In real life, at least from her hotel bed, where she lets slip some details about her "Terminator" character, then lets loose with some choice words about her lapse, she doesn't seem to be putting it on at all. She's registered under her own name. She's thrilled to have located an Anthropologie clothing store. And she's hoping to find a local store that sells scrapbook supplies. ("I'm mad on it," she says of her hobby, and diligently writes down and repeats back the name of a website as devoted to it as she is.) She's also hoping to track down something called Z-CoiL shoes, since she's "a big fan of shoes that give you some height with comfort."

That's her current life, and she's a bit beyond the "Sixty Six" Esther Reubens character, as the film debuted in England in 2006. Since then there's been another "Harry Potter" and now a third in post production. She did Burton's "Sweeney Todd: The Demon Barber of Fleet Street."

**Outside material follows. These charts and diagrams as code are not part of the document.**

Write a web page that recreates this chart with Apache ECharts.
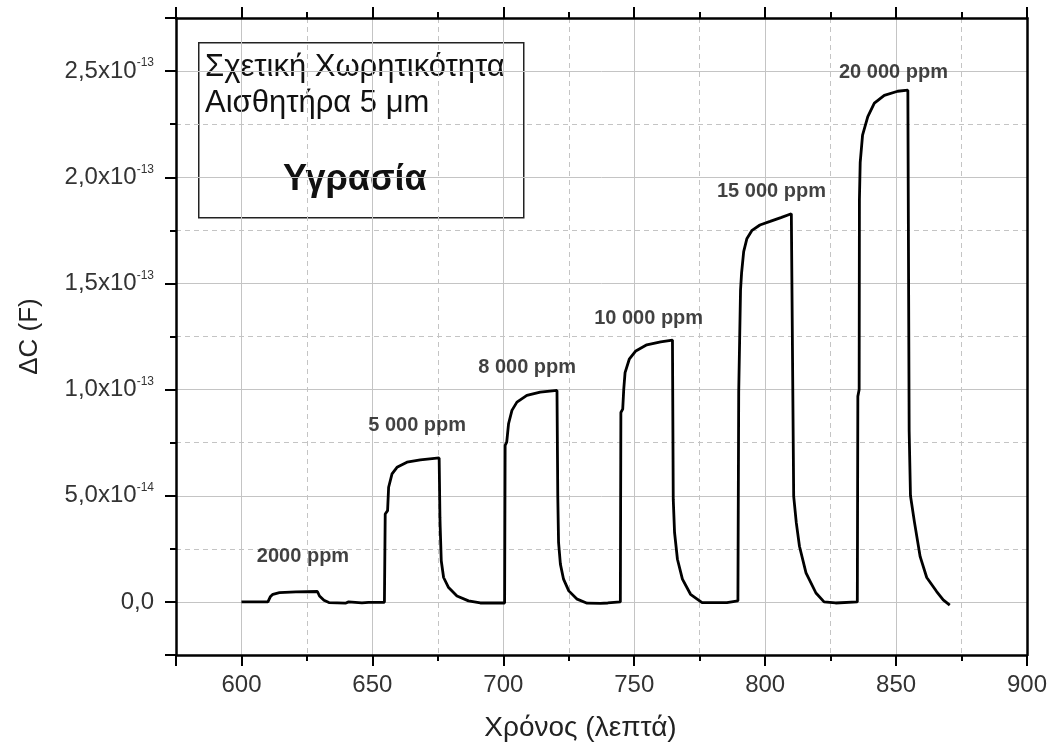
<!DOCTYPE html>
<html>
<head>
<meta charset="utf-8">
<script src="https://cdn.jsdelivr.net/npm/echarts@6/dist/echarts.min.js"></script>
<style>
html,body{margin:0;padding:0;background:#fff;}
#chart{width:1054px;height:751px;}
</style>
</head>
<body>
<div id="chart"></div>
<script>
// ---- data (time in minutes, ΔC in farads) ----
const timeMin = [
  600, 610.1, 610.5, 611, 612, 614.5, 620.8, 629, 629.8, 631.5, 633.4, 639.7, 640.9, 646, 648.5, 654.6,
  654.9, 655.8, 656.2, 657.5, 659.4, 663.2, 668.3, 675.5, 675.8, 675.9, 676.3, 677.2, 679.1, 682.3, 686.7, 691.2,
  700.5, 700.7, 701.3, 702.0, 703.3, 705.2, 709.0, 714.1, 720.5, 720.8, 721.1, 721.8, 723.0, 725.0, 728.2, 732.0, 737.1, 739.9,
  744.7, 744.9, 745.6, 746.0, 746.5, 748.1, 750.6, 754.8, 760.1, 764.6, 764.9, 765.4, 766.5, 768.4, 771.5, 775.9, 785.4,
  789.6, 789.9, 790.5, 790.6, 791.0, 791.8, 793.0, 795.0, 798.0, 801.9, 806.0, 810.0, 810.6, 810.9, 811.9, 813.1, 815.6, 819.4, 822.5, 826.9,
  835.2, 835.4, 835.9, 836.0, 836.3, 837.2, 839.2, 841.7, 845.5, 850.6, 854.5, 855.0, 855.5, 857.0, 859.2, 861.7, 865.5, 868.0, 870.5
];
const deltaC = [
  0, 0, -0.08e-14, 0.24e-14, 0.36e-14, 0.44e-14, 0.47e-14, 0.49e-14, 0.28e-14, 0.08e-14, -0.03e-14, -0.06e-14, 0, -0.05e-14, -0.02e-14, -0.02e-14,
  4.14e-14, 4.30e-14, 5.40e-14, 6.03e-14, 6.34e-14, 6.58e-14, 6.69e-14, 6.78e-14, 3.98e-14, 3.51e-14, 1.94e-14, 1.15e-14, 0.675e-14, 0.28e-14, 0.05e-14, -0.05e-14,
  -0.05e-14, 7.37e-14, 7.52e-14, 8.39e-14, 9.02e-14, 9.41e-14, 9.73e-14, 9.88e-14, 9.96e-14, 5.0e-14, 2.80e-14, 1.78e-14, 1.07e-14, 0.52e-14, 0.13e-14, -0.06e-14, -0.07e-14, -0.05e-14,
  0, 8.92e-14, 9.08e-14, 10.02e-14, 10.80e-14, 11.43e-14, 11.82e-14, 12.11e-14, 12.25e-14, 12.33e-14, 4.84e-14, 3.27e-14, 2.01e-14, 1.07e-14, 0.36e-14, -0.03e-14, -0.03e-14,
  0.05e-14, 9.86e-14, 9.9e-14, 14.7e-14, 15.5e-14, 16.5e-14, 17.1e-14, 17.5e-14, 17.75e-14, 17.92e-14, 18.1e-14, 18.28e-14, 18.3e-14, 4.97e-14, 3.72e-14, 2.62e-14, 1.37e-14, 0.42e-14, 0, -0.05e-14,
  0, 9.68e-14, 10.0e-14, 18.94e-14, 20.7e-14, 21.98e-14, 22.86e-14, 23.49e-14, 23.86e-14, 24.05e-14, 24.1e-14, 8.03e-14, 5.0e-14, 3.77e-14, 2.13e-14, 1.15e-14, 0.49e-14, 0.1e-14, -0.15e-14
];
// annotation labels
const ppmLabels = ['2000 ppm', '5 000 ppm', '8 000 ppm', '10 000 ppm', '15 000 ppm', '20 000 ppm'];
const ppmX = [623.5, 667.1, 709.1, 755.5, 802.4, 849.0];
const ppmY = [2.12e-14, 8.31e-14, 11.05e-14, 13.35e-14, 19.31e-14, 24.93e-14];
// axes
const xMin = 575, xMax = 900;
const yMin = -2.5e-14, yMax = 2.75e-13;
const xTitle = 'Χρόνος (λεπτά)';
const yTitle = 'ΔC (F)';
const boxLine1 = 'Σχετική Χωρητικότητα';
const boxLine2 = 'Αισθητήρα 5 μm';
const boxLine3 = 'Υγρασία';

const FONT = '"Liberation Sans", Arial, sans-serif';

function yFmt(v) {
  if (Math.abs(v) < 1e-20) return '{b|0,0}';
  const e = Math.floor(Math.log10(Math.abs(v)) + 1e-9);
  const m = v / Math.pow(10, e);
  return '{b|' + m.toFixed(1).replace('.', ',') + 'x10}{s|' + e + '}';
}

const lineData = timeMin.map((t, i) => [t, deltaC[i]]);
const labelData = ppmLabels.map((n, i) => ({ name: n, value: [ppmX[i], ppmY[i]] }));

const chart = echarts.init(document.getElementById('chart'), null, { renderer: 'canvas' });
const tickStyle = { color: '#000', width: 2 };
chart.setOption({
  animation: false,
  backgroundColor: '#fff',
  grid: { left: 176, right: 27, top: 18, bottom: 96, containLabel: false },
  xAxis: [{
    type: 'value', min: xMin, max: xMax, splitNumber: 6,
    axisLine: { show: true, onZero: false, lineStyle: { color: '#000', width: 2.5 } },
    axisTick: { show: true, length: 11, lineStyle: tickStyle },
    minorTick: { show: true, splitNumber: 2, length: 6, lineStyle: tickStyle },
    splitLine: { show: true, lineStyle: { color: '#c4c4c4', width: 1 } },
    minorSplitLine: { show: true, lineStyle: { color: '#c4c4c4', width: 1, type: [5, 4] } },
    axisLabel: { showMinLabel: false, margin: 18, fontSize: 24, color: '#333', fontFamily: FONT },
    name: xTitle, nameLocation: 'middle', nameGap: 59,
    nameTextStyle: { fontSize: 28, color: '#222', fontFamily: FONT, padding: [0, 42, 0, 0] }
  }, {
    type: 'value', position: 'top', min: xMin, max: xMax, splitNumber: 6,
    axisLine: { show: true, onZero: false, lineStyle: { color: '#000', width: 2.5 } },
    axisTick: { show: true, length: 11, lineStyle: tickStyle },
    minorTick: { show: true, splitNumber: 2, length: 6, lineStyle: tickStyle },
    splitLine: { show: false }, axisLabel: { show: false }
  }],
  yAxis: [{
    type: 'value', min: yMin, max: yMax, splitNumber: 6,
    axisLine: { show: true, onZero: false, lineStyle: { color: '#000', width: 2.5 } },
    axisTick: { show: true, length: 11, lineStyle: tickStyle },
    minorTick: { show: true, splitNumber: 2, length: 6, lineStyle: tickStyle },
    splitLine: { show: true, lineStyle: { color: '#c4c4c4', width: 1 } },
    minorSplitLine: { show: true, lineStyle: { color: '#c4c4c4', width: 1, type: [5, 4] } },
    axisLabel: {
      showMinLabel: false, showMaxLabel: false, margin: 22, formatter: yFmt,
      rich: {
        b: { fontSize: 24, color: '#333', fontFamily: FONT, lineHeight: 28 },
        s: { fontSize: 12, color: '#333', fontFamily: FONT, verticalAlign: 'top', lineHeight: 12 }
      }
    },
    name: yTitle, nameLocation: 'middle', nameGap: 133,
    nameTextStyle: { fontSize: 26, color: '#222', fontFamily: FONT }
  }, {
    type: 'value', position: 'right', min: yMin, max: yMax, splitNumber: 6,
    axisLine: { show: true, onZero: false, lineStyle: { color: '#000', width: 2.5 } },
    axisTick: { show: false }, splitLine: { show: false }, axisLabel: { show: false }
  }],
  series: [{
    type: 'line', data: lineData, xAxisIndex: 0, yAxisIndex: 0,
    showSymbol: false, symbol: 'none', smooth: false,
    lineStyle: { color: '#000', width: 2.8 }, silent: true, z: 5
  }, {
    type: 'scatter', data: labelData, xAxisIndex: 0, yAxisIndex: 0,
    symbolSize: 0, silent: true, z: 6,
    label: {
      show: true, position: 'inside', formatter: p => p.name,
      fontSize: 20, fontWeight: 'bold', color: '#111', fontFamily: FONT
    }
  }],
  graphic: [{
    type: 'group', z: 100,
    children: [{
      type: 'rect', left: 198, top: 42, shape: { width: 325, height: 175 },
      style: { fill: '#fff', stroke: '#222', lineWidth: 1.5 }
    }, {
      type: 'text', left: 205, top: 52,
      style: { text: boxLine1, fontSize: 31, fontFamily: FONT, fill: '#111' }
    }, {
      type: 'text', left: 205, top: 88,
      style: { text: boxLine2, fontSize: 31, fontFamily: FONT, fill: '#111' }
    }, {
      type: 'text', left: 283, top: 162,
      style: { text: boxLine3, fontSize: 36, fontWeight: 'bold', fontFamily: FONT, fill: '#111' }
    }]
  }]
});
</script>
</body>
</html>
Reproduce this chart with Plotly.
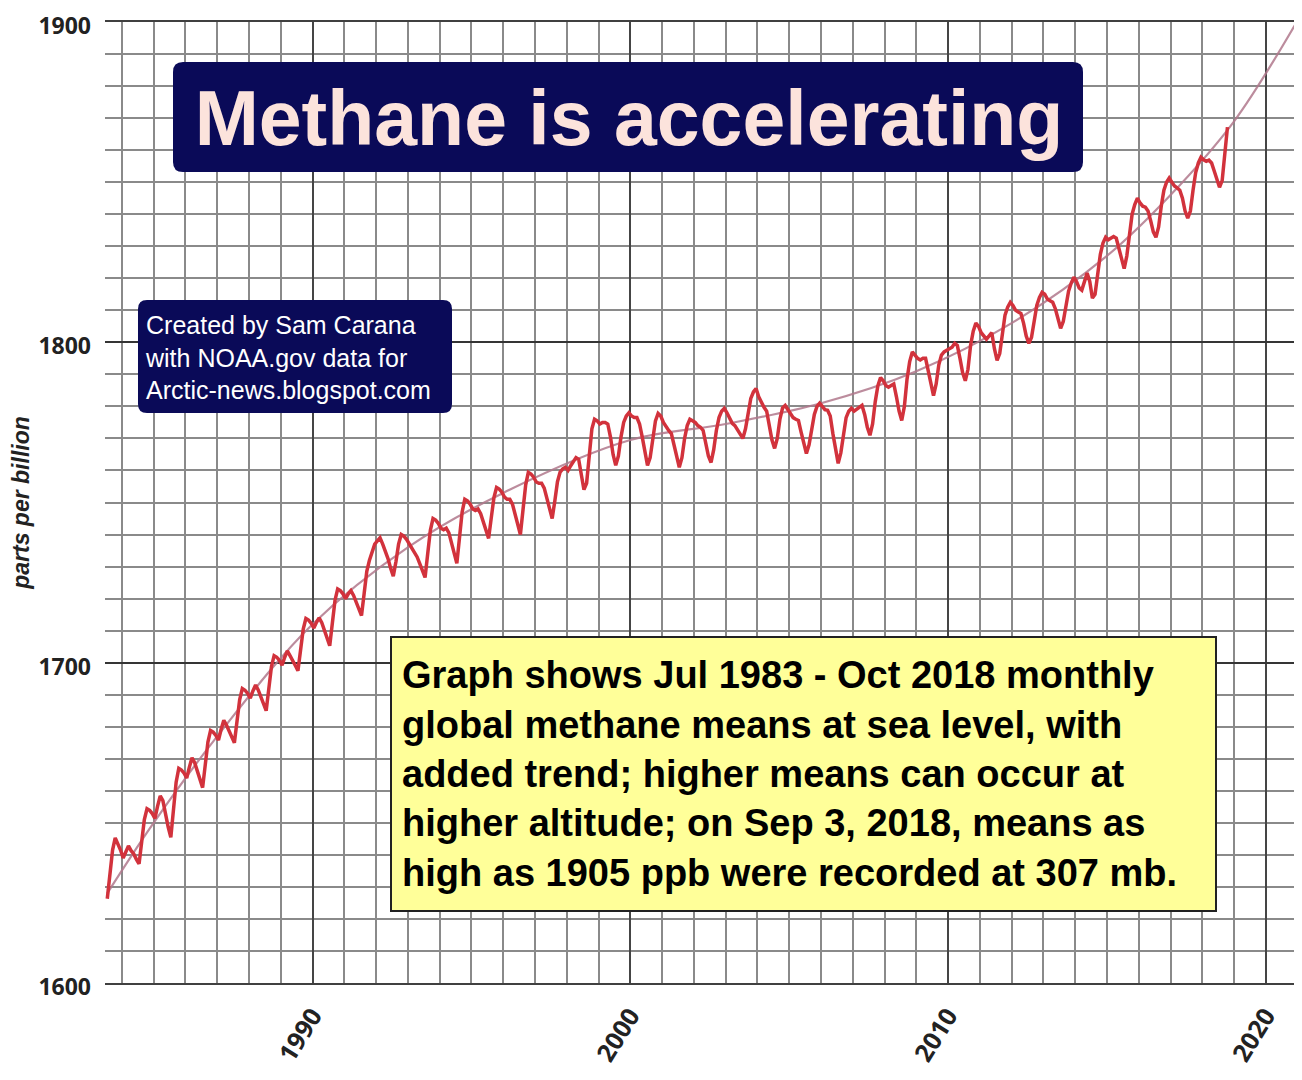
import plotly.graph_objects as go

# ---- data: NOAA global monthly mean methane (ppb), Jul 1983 - Oct 2018
start_year = 1983
start_month = 7
ch4_ppb = [
    1626.3, 1633.9, 1641.5, 1645.3, 1643.5, 1641.5,                                        # 1983 Jul-Dec
    1639.0, 1641.0, 1642.8, 1641.3, 1640.3, 1638.6, 1637.2, 1644.1, 1651.0, 1654.4, 1653.9, 1652.9,  # 1984
    1651.4, 1655.2, 1658.4, 1656.9, 1652.6, 1648.7, 1645.5, 1654.1, 1662.7, 1667.0, 1666.5, 1665.5,  # 1985
    1664.0, 1667.4, 1670.3, 1668.8, 1666.1, 1663.3, 1661.0, 1668.1, 1675.2, 1678.8, 1678.3, 1677.3,  # 1986
    1675.8, 1679.2, 1682.0, 1680.5, 1678.8, 1676.8, 1675.0, 1681.8, 1688.5, 1691.9, 1691.4, 1690.4,  # 1987
    1688.9, 1691.2, 1693.0, 1691.5, 1689.4, 1687.0, 1685.0, 1691.9, 1698.8, 1702.2, 1701.7, 1700.7,  # 1988
    1699.2, 1701.7, 1703.7, 1702.2, 1700.9, 1699.1, 1697.5, 1704.0, 1710.5, 1713.8, 1713.3, 1712.3,  # 1989
    1710.8, 1712.6, 1714.0, 1712.5, 1710.1, 1707.5, 1705.3, 1712.4, 1719.5, 1723.0, 1722.5, 1721.5,  # 1990
    1720.0, 1721.5, 1722.5, 1721.0, 1719.0, 1716.7, 1714.7, 1721.6, 1728.5, 1732.0, 1735.0, 1737.0,  # 1991
    1738.0, 1739.0, 1737.0, 1735.0, 1732.5, 1729.5, 1727.0, 1731.5, 1737.0, 1740.0, 1739.5, 1738.5,  # 1992
    1737.0, 1735.5, 1734.4, 1733.0, 1730.9, 1728.6, 1726.6, 1734.0, 1741.3, 1745.0, 1744.5, 1743.5,  # 1993
    1742.0, 1741.5, 1742.0, 1740.5, 1737.0, 1733.8, 1731.0, 1739.0, 1747.0, 1751.0, 1750.5, 1749.5,  # 1994
    1748.0, 1747.5, 1748.0, 1746.5, 1743.9, 1741.1, 1738.8, 1745.2, 1751.5, 1754.7, 1754.2, 1753.2,  # 1995
    1751.7, 1751.0, 1751.0, 1749.5, 1746.0, 1742.8, 1740.0, 1747.8, 1755.5, 1759.4, 1758.9, 1757.9,  # 1996
    1756.4, 1756.0, 1756.0, 1754.5, 1751.0, 1747.8, 1745.0, 1750.5, 1756.5, 1759.5, 1760.5, 1761.0,  # 1997
    1760.0, 1761.5, 1763.0, 1764.0, 1763.5, 1758.0, 1754.0, 1756.0, 1766.0, 1773.0, 1776.0, 1775.5,  # 1998
    1774.5, 1775.0, 1775.0, 1774.5, 1770.5, 1765.0, 1761.6, 1764.5, 1770.5, 1775.0, 1777.0, 1778.0,  # 1999
    1777.0, 1776.5, 1776.5, 1774.5, 1770.5, 1765.5, 1761.6, 1764.0, 1770.5, 1775.5, 1777.8, 1777.0,  # 2000
    1775.0, 1773.5, 1772.5, 1771.5, 1768.0, 1763.5, 1761.0, 1764.0, 1770.0, 1774.0, 1776.0, 1775.5,  # 2001
    1775.0, 1774.0, 1773.5, 1772.5, 1768.5, 1764.5, 1762.5, 1766.5, 1772.5, 1776.5, 1778.5, 1779.4,  # 2002
    1778.0, 1776.0, 1774.7, 1774.0, 1772.5, 1771.0, 1770.0, 1773.0, 1778.5, 1782.5, 1784.5, 1785.6,  # 2003
    1783.0, 1781.0, 1779.7, 1778.5, 1774.0, 1769.5, 1766.9, 1770.0, 1776.0, 1779.5, 1780.3, 1779.0,  # 2004
    1777.5, 1776.5, 1776.0, 1775.6, 1772.0, 1768.0, 1765.3, 1768.0, 1773.5, 1777.5, 1780.0, 1781.0,  # 2005
    1780.0, 1779.0, 1778.8, 1777.0, 1771.5, 1766.0, 1762.2, 1765.5, 1772.0, 1776.5, 1778.5, 1779.4,  # 2006
    1778.5, 1779.0, 1779.8, 1780.3, 1777.5, 1773.5, 1771.0, 1774.5, 1781.5, 1786.5, 1789.0, 1788.0,  # 2007
    1786.5, 1786.0, 1786.5, 1787.0, 1783.0, 1778.5, 1775.6, 1780.0, 1788.5, 1794.0, 1797.0, 1796.0,  # 2008
    1795.0, 1794.5, 1795.0, 1795.0, 1791.0, 1786.5, 1783.4, 1787.0, 1793.0, 1796.0, 1797.0, 1797.5,  # 2009
    1798.0, 1798.5, 1799.7, 1799.0, 1795.0, 1790.5, 1788.0, 1791.5, 1799.0, 1803.5, 1806.0, 1805.0,  # 2010
    1803.0, 1802.0, 1801.0, 1802.0, 1803.0, 1798.0, 1794.4, 1796.5, 1803.0, 1808.5, 1811.0, 1812.5,  # 2011
    1811.5, 1810.0, 1809.5, 1809.0, 1806.0, 1802.0, 1799.7, 1801.5, 1806.5, 1811.5, 1814.0, 1815.6,  # 2012
    1815.0, 1813.5, 1813.0, 1812.5, 1810.5, 1807.0, 1804.4, 1806.5, 1811.5, 1816.0, 1818.5, 1820.3,  # 2013
    1819.0, 1817.0, 1816.3, 1819.0, 1821.6, 1819.0, 1813.8, 1815.0, 1821.5, 1827.5, 1831.0, 1832.8,  # 2014
    1832.0, 1832.5, 1833.0, 1832.5, 1829.5, 1825.5, 1823.0, 1827.0, 1834.0, 1840.0, 1843.0, 1845.0,  # 2015
    1843.5, 1842.5, 1842.2, 1841.0, 1838.0, 1834.5, 1832.8, 1836.0, 1842.5, 1847.5, 1850.0, 1851.3,  # 2016
    1850.0, 1848.8, 1848.2, 1847.5, 1845.0, 1841.0, 1838.8, 1841.0, 1847.5, 1853.0, 1856.0, 1857.8,  # 2017
    1857.0, 1856.5, 1856.9, 1856.0, 1853.5, 1850.5, 1848.4, 1850.5, 1859.5, 1867.2,                  # 2018 Jan-Oct
]

# added trend
trend_years = [1983.54, 1985, 1987, 1990, 1993, 1996, 2000, 2003, 2006, 2009, 2012, 2015, 2017, 2019, 2021]
trend_ppb = [1628, 1650, 1677, 1712, 1736, 1753, 1769.5, 1774.5, 1781, 1791, 1806, 1827, 1846, 1869, 1900.5]

x_tick_vals = [1990, 2000, 2010, 2020]
y_tick_vals = [1600, 1700, 1800, 1900]

# decimal-year positions of the monthly means
x_dec = []
for i in range(len(ch4_ppb)):
    k = (start_month - 1) + i
    yr = start_year + k // 12
    mo = k % 12 + 1
    x_dec.append(yr + (mo - 0.5) / 12)

fig = go.Figure()
fig.add_trace(go.Scatter(
    x=trend_years, y=trend_ppb, mode="lines",
    line=dict(color="rgba(176,120,140,0.85)", width=2.2, shape="spline", smoothing=1.0),
    hoverinfo="skip", showlegend=False,
))
fig.add_trace(go.Scatter(
    x=x_dec, y=ch4_ppb, mode="lines",
    line=dict(color="#d2323c", width=3.5),
    showlegend=False,
))

# page body has an 8px margin: figure coords = page coords - 8
OFF = 8
W, H = 1302, 1080
L, T = 105 - OFF, 22 - OFF
R = W - (1297 - OFF)
B = H - (983 - OFF)

fig.update_layout(
    width=W, height=H,
    margin=dict(l=L, r=R, t=T, b=B),
    paper_bgcolor="white", plot_bgcolor="white",
    showlegend=False,
    xaxis=dict(
        range=[1983.47, 2020.98], automargin=False,
        tickmode="array", tickvals=x_tick_vals, ticktext=[str(v) for v in x_tick_vals],
        tickangle=-58,
        tickfont=dict(family="Open Sans, Roboto, Liberation Sans", size=25, color="#222", weight="bold"),
        ticks="", ticklabelstandoff=6, ticklabeloverflow="allow",
        showgrid=True, gridcolor="#454545", gridwidth=2.4,
        minor=dict(dtick=1, tick0=1990, showgrid=True, gridcolor="#8a8a8a", gridwidth=1.7),
        showline=True, mirror=True, linecolor="#404040", linewidth=2.4,
        zeroline=False,
    ),
    yaxis=dict(
        range=[1600, 1900], automargin=False,
        tickmode="array", tickvals=y_tick_vals, ticktext=[str(v) for v in y_tick_vals],
        tickfont=dict(family="Open Sans, Roboto, Liberation Sans", size=23, color="#222", weight="bold"),
        ticks="", ticklabelstandoff=13, ticklabelshift=4, ticklabeloverflow="allow",
        showgrid=True, gridcolor="#353535", gridwidth=2.2,
        minor=dict(dtick=10, tick0=1600, showgrid=True, gridcolor="#8a8a8a", gridwidth=1.7),
        showline=False, zeroline=False,
        title=dict(text="parts per billion", standoff=8,
                   font=dict(family="Liberation Sans, Arial", size=23, color="#222",
                             weight="bold", style="italic")),
    ),
)

pw = W - L - R
ph = H - T - B


def px_x(px):
    return (px - OFF - L) / pw


def px_y(py):
    return (H - B - (py - OFF)) / ph


def rounded_box(x0, y0, x1, y1, r, color):
    """rounded rectangle given in page pixels, drawn in paper coordinates"""
    X = lambda v: f"{px_x(v):.5f}"
    Y = lambda v: f"{px_y(v):.5f}"
    path = (f"M {X(x0 + r)},{Y(y0)} L {X(x1 - r)},{Y(y0)} Q {X(x1)},{Y(y0)} {X(x1)},{Y(y0 + r)} "
            f"L {X(x1)},{Y(y1 - r)} Q {X(x1)},{Y(y1)} {X(x1 - r)},{Y(y1)} "
            f"L {X(x0 + r)},{Y(y1)} Q {X(x0)},{Y(y1)} {X(x0)},{Y(y1 - r)} "
            f"L {X(x0)},{Y(y0 + r)} Q {X(x0)},{Y(y0)} {X(x0 + r)},{Y(y0)} Z")
    fig.add_shape(type="path", path=path, xref="paper", yref="paper",
                  fillcolor=color, line=dict(width=0), layer="above")


NAVY = "#0a0a58"
rounded_box(173, 62, 1083, 172, 10, NAVY)
rounded_box(138, 300, 452, 413, 9, NAVY)

# title
fig.add_annotation(
    xref="paper", yref="paper", x=px_x(173), y=px_y(62), xanchor="left", yanchor="top",
    text="<b>Methane is accelerating</b>", showarrow=False,
    font=dict(family="Liberation Sans, Arial", size=77, color="#fce3dc"),
    borderpad=5, width=900, height=100, align="center", valign="middle",
)
# credit
fig.add_annotation(
    xref="paper", yref="paper", x=px_x(138), y=px_y(300), xanchor="left", yanchor="top",
    text="Created by Sam Carana<br>with NOAA.gov data for<br>Arctic-news.blogspot.com",
    showarrow=False,
    font=dict(family="Liberation Sans, Arial", size=25, color="white"),
    borderpad=6, width=302, height=101, align="left", valign="middle",
)
# note box
fig.add_annotation(
    xref="paper", yref="paper", x=px_x(390), y=px_y(636), xanchor="left", yanchor="top",
    text=("<b>Graph shows Jul 1983 - Oct 2018 monthly<br>"
          "global methane means at sea level, with<br>"
          "added trend; higher means can occur at<br>"
          "higher altitude; on Sep 3, 2018, means as<br>"
          "high as 1905 ppb were recorded at 307 mb.</b>"),
    showarrow=False,
    font=dict(family="Liberation Sans, Arial", size=38, color="black"),
    bgcolor="#ffff99", bordercolor="#222", borderwidth=2, borderpad=10,
    width=803, height=252, align="left", valign="middle",
)

fig.write_html("out.html")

And now there's "Terminator Salvation," scheduled for spring 2009 release, a relatively short shoot in which she has a small role as Serena, a villain. And then, "They just called me for this. It's a bit worrying, I guess, just to be asked to play a sociopath. It's s interesting to be called a bit off. It's sort of natural casting."

She's equally unvarnished on the subject of how "Sixty Six" came about. Director Weiland, at his 50th birthday party, told the story of another party that he had given 37 years prior that no one attended. Eighteen months later, Bonham Carter was asked to play Esther. She immediately hired a voice coach and went about meeting the actual Esther, now in her 80s.

Even though she's a mother herself, the mum role did surprise Bonham Carter a wee bit, although she doesn't sound at all upset about playing her age. Her fan club, after all, now spans several generations. Depending on which movie they've seen when, people either consider her aloof in a period piece sort of way, sexy-charming in a bad girl kind of way, or just plain scary in a played-a-witch-in-the-wildly-popular-Potter-series way.

"With a movie like 'Sixty Six,' you're like, 'This is the way to go,' " she said. "There are fewer leads, but I'm definitely having more fun. I always wanted to be a character actor. It suits me given what has happened in my life. I wouldn't want to be working like I did the first 20 years. I can be with my babies. It's just a discovery of a different self, which is the living bit, which I didn't do from 18 on when I was working pretty consistently."

Plus, there's the end to that phony could-this-corset-be-any-tighter image.

"It's always puzzled me anyway," Bonham Carter said. "I couldn't look less English. I've got dark, curly hair. And now I'm 42; god knows that English rose has definitely wilted."